**The records:**
━━━━━━━━

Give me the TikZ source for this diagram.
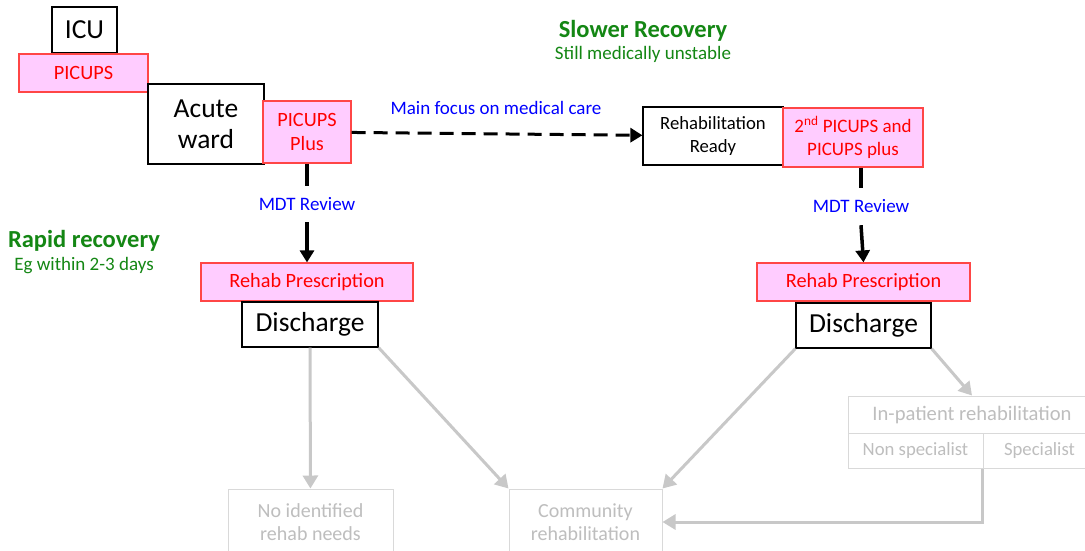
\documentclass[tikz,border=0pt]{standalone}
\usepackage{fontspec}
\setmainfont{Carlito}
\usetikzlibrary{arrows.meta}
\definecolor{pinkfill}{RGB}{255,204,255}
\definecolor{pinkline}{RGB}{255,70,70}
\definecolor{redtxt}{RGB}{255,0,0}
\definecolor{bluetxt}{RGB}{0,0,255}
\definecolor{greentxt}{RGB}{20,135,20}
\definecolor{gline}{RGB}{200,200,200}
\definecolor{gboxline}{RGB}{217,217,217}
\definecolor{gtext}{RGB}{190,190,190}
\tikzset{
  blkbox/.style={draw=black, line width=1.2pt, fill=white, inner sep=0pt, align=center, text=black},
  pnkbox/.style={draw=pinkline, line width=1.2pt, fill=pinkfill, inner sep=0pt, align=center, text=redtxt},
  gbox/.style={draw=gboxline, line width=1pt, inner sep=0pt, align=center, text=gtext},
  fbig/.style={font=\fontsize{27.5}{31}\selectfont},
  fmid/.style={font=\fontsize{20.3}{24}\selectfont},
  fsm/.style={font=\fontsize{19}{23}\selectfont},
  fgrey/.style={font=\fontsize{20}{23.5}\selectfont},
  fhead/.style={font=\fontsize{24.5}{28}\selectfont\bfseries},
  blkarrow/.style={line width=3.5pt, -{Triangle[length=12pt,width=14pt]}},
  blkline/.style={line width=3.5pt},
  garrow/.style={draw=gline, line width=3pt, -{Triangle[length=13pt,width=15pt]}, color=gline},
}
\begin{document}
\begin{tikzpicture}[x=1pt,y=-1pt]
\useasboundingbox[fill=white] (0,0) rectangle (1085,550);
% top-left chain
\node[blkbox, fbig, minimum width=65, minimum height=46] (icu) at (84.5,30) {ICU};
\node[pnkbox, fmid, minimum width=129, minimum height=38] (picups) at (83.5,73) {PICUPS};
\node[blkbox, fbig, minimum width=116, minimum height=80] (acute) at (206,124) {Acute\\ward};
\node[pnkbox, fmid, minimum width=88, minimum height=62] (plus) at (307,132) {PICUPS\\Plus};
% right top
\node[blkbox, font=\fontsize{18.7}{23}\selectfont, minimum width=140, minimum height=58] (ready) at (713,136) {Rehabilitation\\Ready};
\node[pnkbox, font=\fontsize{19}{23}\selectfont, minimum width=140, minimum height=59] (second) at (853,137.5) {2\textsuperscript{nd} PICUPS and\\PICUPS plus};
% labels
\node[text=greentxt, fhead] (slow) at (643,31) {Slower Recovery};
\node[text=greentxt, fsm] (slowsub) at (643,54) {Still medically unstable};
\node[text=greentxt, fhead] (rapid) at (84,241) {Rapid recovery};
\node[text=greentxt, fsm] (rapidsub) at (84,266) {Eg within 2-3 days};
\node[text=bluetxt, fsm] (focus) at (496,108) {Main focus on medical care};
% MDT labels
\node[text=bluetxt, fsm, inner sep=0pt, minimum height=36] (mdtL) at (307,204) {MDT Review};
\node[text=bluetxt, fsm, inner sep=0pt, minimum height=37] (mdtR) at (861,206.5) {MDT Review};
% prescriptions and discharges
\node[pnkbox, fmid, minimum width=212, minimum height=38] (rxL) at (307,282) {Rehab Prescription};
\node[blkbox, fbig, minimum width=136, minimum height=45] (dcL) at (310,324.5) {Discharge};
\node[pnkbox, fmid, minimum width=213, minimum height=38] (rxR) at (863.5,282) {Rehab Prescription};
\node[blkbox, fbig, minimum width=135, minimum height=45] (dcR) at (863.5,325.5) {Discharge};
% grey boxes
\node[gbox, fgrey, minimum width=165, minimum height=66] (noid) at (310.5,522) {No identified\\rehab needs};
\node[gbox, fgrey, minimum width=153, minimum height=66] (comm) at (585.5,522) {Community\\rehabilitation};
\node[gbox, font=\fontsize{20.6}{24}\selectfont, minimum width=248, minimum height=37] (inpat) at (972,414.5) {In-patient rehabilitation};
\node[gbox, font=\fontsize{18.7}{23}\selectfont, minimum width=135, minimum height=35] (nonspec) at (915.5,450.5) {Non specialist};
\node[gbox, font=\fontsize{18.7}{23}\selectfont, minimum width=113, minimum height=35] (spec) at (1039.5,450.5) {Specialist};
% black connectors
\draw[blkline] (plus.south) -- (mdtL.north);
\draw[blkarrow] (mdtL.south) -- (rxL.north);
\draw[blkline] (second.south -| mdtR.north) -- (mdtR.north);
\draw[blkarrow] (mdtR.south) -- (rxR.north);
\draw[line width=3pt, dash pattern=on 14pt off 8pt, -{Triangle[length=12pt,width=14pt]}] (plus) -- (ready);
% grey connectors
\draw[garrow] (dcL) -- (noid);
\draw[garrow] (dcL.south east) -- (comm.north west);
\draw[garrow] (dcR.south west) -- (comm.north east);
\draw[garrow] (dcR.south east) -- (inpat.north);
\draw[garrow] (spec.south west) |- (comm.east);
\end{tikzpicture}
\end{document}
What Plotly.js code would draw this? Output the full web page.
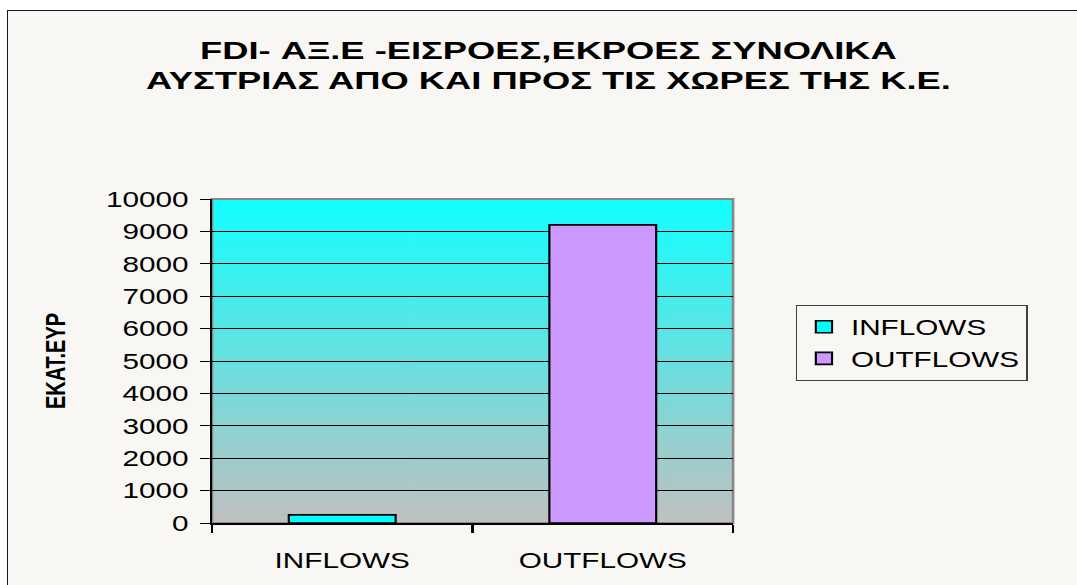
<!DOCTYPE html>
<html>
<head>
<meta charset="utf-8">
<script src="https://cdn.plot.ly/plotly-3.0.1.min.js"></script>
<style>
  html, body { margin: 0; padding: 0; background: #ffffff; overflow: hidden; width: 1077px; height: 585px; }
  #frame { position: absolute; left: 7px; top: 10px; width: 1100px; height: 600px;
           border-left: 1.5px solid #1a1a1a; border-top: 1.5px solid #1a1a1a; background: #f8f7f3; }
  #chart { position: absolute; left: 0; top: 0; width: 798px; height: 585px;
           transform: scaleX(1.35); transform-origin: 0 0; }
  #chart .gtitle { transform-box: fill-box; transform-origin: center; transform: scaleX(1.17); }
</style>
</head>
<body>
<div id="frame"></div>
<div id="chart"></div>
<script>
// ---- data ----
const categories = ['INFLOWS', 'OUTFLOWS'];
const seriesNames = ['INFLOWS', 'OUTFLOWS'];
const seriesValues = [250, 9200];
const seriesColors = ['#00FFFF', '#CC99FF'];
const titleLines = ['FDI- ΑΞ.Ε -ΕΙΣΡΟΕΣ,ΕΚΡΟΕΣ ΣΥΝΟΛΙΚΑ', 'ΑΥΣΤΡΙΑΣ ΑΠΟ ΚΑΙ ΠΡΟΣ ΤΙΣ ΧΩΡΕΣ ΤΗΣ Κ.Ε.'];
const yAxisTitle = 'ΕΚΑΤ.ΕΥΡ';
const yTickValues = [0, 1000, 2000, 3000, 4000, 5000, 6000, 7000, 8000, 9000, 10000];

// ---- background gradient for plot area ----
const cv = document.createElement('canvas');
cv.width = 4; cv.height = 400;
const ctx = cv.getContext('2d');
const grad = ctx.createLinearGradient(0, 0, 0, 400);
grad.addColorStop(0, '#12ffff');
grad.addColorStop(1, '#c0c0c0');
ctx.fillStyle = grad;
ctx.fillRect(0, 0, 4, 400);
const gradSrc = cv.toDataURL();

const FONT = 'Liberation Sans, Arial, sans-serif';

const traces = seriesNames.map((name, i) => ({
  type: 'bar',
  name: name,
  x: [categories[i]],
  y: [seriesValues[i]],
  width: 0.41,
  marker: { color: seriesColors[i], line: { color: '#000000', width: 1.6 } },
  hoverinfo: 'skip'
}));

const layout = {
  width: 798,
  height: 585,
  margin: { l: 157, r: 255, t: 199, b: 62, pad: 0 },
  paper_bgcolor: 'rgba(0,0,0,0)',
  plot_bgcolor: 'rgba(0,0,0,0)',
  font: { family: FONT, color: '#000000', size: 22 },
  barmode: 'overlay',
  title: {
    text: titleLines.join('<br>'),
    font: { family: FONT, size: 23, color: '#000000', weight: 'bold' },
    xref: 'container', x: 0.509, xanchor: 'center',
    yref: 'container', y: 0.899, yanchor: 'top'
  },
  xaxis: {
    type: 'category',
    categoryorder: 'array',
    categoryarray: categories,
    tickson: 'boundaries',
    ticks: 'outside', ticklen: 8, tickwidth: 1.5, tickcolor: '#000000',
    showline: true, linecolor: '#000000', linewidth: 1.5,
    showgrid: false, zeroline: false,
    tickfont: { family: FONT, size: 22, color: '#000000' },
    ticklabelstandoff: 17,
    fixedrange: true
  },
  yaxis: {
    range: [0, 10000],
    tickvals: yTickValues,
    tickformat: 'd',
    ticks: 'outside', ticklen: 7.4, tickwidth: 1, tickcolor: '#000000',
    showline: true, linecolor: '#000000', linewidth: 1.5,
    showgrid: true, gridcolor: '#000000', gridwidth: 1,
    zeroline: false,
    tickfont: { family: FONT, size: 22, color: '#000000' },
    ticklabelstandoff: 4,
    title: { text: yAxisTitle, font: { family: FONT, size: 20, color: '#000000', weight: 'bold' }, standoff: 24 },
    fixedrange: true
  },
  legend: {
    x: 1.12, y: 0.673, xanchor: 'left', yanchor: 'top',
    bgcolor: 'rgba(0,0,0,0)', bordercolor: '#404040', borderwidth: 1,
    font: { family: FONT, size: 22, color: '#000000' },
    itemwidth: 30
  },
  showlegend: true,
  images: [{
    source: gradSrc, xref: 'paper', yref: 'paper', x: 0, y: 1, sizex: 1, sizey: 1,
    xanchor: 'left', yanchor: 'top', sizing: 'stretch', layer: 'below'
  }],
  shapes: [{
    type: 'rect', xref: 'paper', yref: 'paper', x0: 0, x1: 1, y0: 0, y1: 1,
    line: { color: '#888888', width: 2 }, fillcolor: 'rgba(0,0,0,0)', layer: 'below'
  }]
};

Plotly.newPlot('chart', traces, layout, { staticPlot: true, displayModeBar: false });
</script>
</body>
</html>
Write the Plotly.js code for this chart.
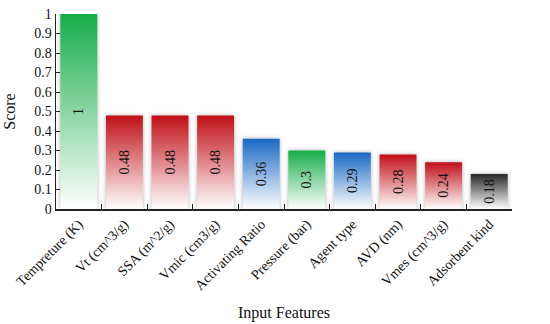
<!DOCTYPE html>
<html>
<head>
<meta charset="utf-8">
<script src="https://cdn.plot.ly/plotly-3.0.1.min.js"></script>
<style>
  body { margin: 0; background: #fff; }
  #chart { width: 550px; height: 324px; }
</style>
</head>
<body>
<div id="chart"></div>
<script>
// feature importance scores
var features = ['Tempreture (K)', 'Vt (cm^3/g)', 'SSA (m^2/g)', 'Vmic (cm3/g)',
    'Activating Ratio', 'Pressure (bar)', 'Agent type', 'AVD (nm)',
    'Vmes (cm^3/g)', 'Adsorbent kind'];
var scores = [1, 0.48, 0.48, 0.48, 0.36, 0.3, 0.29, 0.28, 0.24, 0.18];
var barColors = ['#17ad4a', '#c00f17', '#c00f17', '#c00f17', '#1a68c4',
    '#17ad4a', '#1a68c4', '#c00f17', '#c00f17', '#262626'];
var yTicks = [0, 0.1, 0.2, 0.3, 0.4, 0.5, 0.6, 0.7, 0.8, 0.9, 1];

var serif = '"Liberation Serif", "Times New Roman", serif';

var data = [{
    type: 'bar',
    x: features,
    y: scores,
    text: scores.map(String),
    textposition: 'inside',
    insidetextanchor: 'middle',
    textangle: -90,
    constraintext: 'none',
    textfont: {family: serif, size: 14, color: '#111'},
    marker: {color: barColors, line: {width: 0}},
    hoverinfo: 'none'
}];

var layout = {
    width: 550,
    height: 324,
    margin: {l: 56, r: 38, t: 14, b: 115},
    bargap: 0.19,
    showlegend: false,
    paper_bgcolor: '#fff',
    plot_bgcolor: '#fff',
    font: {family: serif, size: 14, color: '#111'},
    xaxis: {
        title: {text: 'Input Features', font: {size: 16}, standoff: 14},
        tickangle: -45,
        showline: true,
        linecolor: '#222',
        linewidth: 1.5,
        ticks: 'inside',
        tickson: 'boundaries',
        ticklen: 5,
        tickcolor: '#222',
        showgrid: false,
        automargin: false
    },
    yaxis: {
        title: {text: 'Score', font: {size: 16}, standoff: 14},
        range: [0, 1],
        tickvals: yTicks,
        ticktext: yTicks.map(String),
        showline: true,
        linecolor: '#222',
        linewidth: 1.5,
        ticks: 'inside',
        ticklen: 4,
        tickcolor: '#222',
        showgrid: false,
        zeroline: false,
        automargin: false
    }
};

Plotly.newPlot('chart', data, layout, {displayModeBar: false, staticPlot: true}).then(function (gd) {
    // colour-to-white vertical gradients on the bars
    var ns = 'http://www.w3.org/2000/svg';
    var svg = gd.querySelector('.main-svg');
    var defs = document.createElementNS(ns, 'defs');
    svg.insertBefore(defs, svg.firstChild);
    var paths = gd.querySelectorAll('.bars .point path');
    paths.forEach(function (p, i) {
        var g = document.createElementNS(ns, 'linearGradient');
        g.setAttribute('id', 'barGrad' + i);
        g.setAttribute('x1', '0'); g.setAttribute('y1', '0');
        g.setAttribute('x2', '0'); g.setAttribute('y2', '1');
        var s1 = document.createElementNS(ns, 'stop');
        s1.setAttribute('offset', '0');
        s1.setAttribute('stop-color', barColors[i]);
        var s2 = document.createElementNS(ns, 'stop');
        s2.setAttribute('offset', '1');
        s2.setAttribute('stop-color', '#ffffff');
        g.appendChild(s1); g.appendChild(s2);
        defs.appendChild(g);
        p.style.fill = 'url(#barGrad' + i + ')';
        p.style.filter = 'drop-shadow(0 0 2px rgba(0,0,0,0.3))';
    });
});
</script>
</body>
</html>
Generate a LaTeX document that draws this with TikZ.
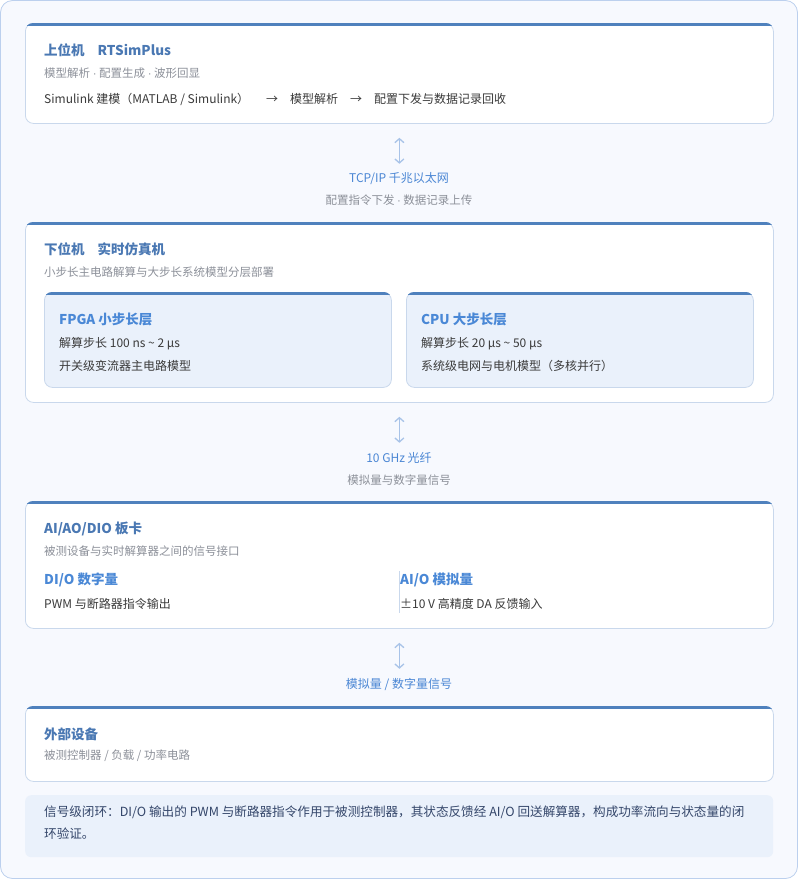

━━━━━━━━

**Brief:** Lines containing the word "code" must all be returned from the material above.

**Exercise solution:**
What Plotly.js code would draw this? Output the full web page.
Write the Plotly.js code for this chart.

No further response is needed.